Échelonner le tournage d’un film sur douze ans: un projet à première vue un peu fou. C’est pourtant le défi que se lance Richard Linklater en 2002, lorsqu’il effectue les premières prises de Boyhood, sorti récemment en salles. Le long-métrage retrace l’enfance et l’adolescence de Mason, élevé par des parents divorcés. Disputes entre frères et soeurs, premières soirées, découverte de l’amour: ce long-métrage déroule tous ces moments qui ponctuent le passage de l’enfance à l’âge adulte. Derrière l’apparente banalité de ces thèmes, ce film fait figure de première dans l’histoire du cinéma.

Une authenticité remarquable

Lorsqu’en 2002 Ellar Coltrane est choisi pour incarner Mason, il a 7 ans. Le film s’ouvre sur l’image d’un petit garçon aux grands yeux rêveurs allongé dans l’herbe. 2h45 plus tard, c’est d’un jeune homme fraîchement entré à l’université que le spectateur prend congé. Difficile  d’imaginer que les deux scènes ont été tournées avec le même acteur! Ce prodige est le fruit de la patience de Richard Linklater, qui a permis à Ellar Coltrane de grandir parallèlement à son personnage. Cette démarche  pour le moins audacieuse confère un ton extrêmement réaliste au film, qui se conçoit comme une étude de la condition humaine. Richard Linklater n’a pas suivi de scénario prédéfini, mais a choisi de s’inspirer au fil des années de l’expérience de vie de ses acteurs. La spontanéité de leur jeu se ressent d’ailleurs tout au long du film, ce qui lui confère une remarquable authenticité. Ce réalisme est en outre servi par une mise en scène très sobre. Si elle s’immisce au coeur de scènes intimistes, la caméra sait se faire discrète.

Une habile gestion du temps

Le véritable tour de force de Boyhood réside dans sa fluidité. Douze années défilent sur l’écran en 2h45, sans que l’on ait l’impression d’avoir effectué le moindre saut dans le temps. Seuls de subtils changements de coiffure ou de style vestimentaire d’une scène à l’autre permettent de constater le vieillissement des personnages.

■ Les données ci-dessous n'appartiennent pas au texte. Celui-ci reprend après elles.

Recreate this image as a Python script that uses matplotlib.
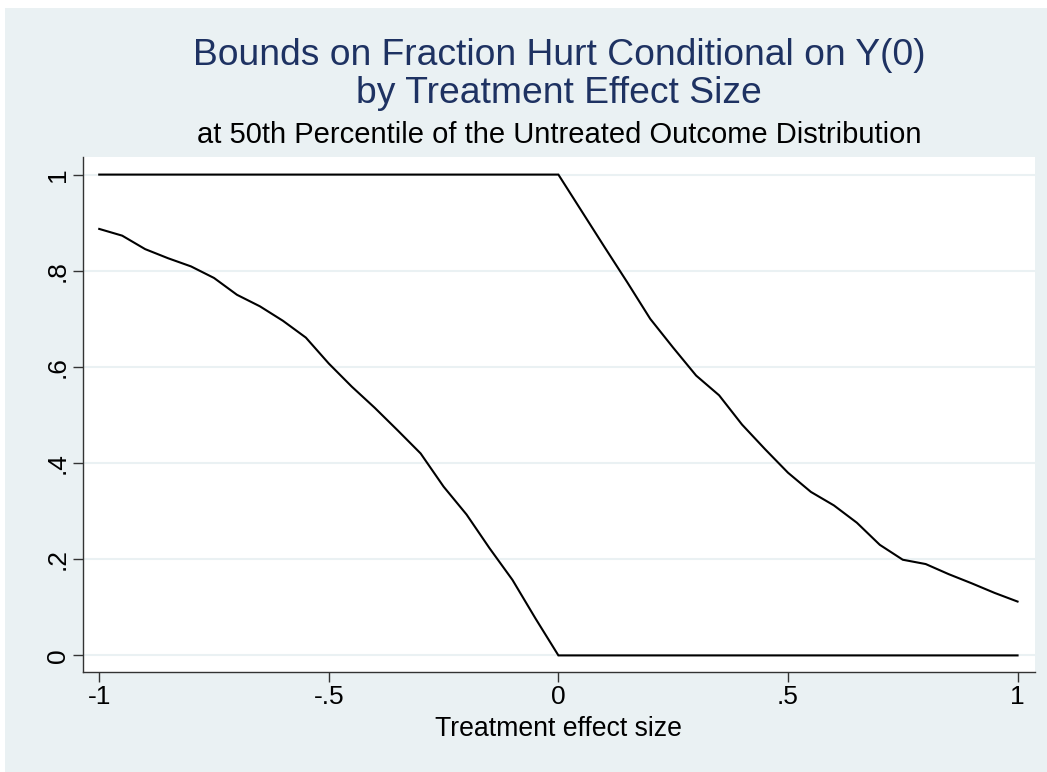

Divers repères historiques (campagne électorale de Barack Obama, guerre en Irak) et culturels (Harry Potter, Twilight) habilement insérés dans le film permettent en outre au spectateur de s’y retrouver dans ce voyage temporel déroutant.

Malgré sa longueur et la simplicité de son intrigue, Boyhood ne tombe pas dans le piège de la monotonie. Cette performance est en grande partie due au fait que le film parvient à capter ces moments qui font de la vie ce qu’elle est. S’il représente des situations auxquelles chacun peut s’identifier, Boyhood possède un ton si juste qu’il ne tombe jamais dans la caricature.

À noter que le film a reçu une dizaine de prix dans le cadre des festivals, où il a été projeté.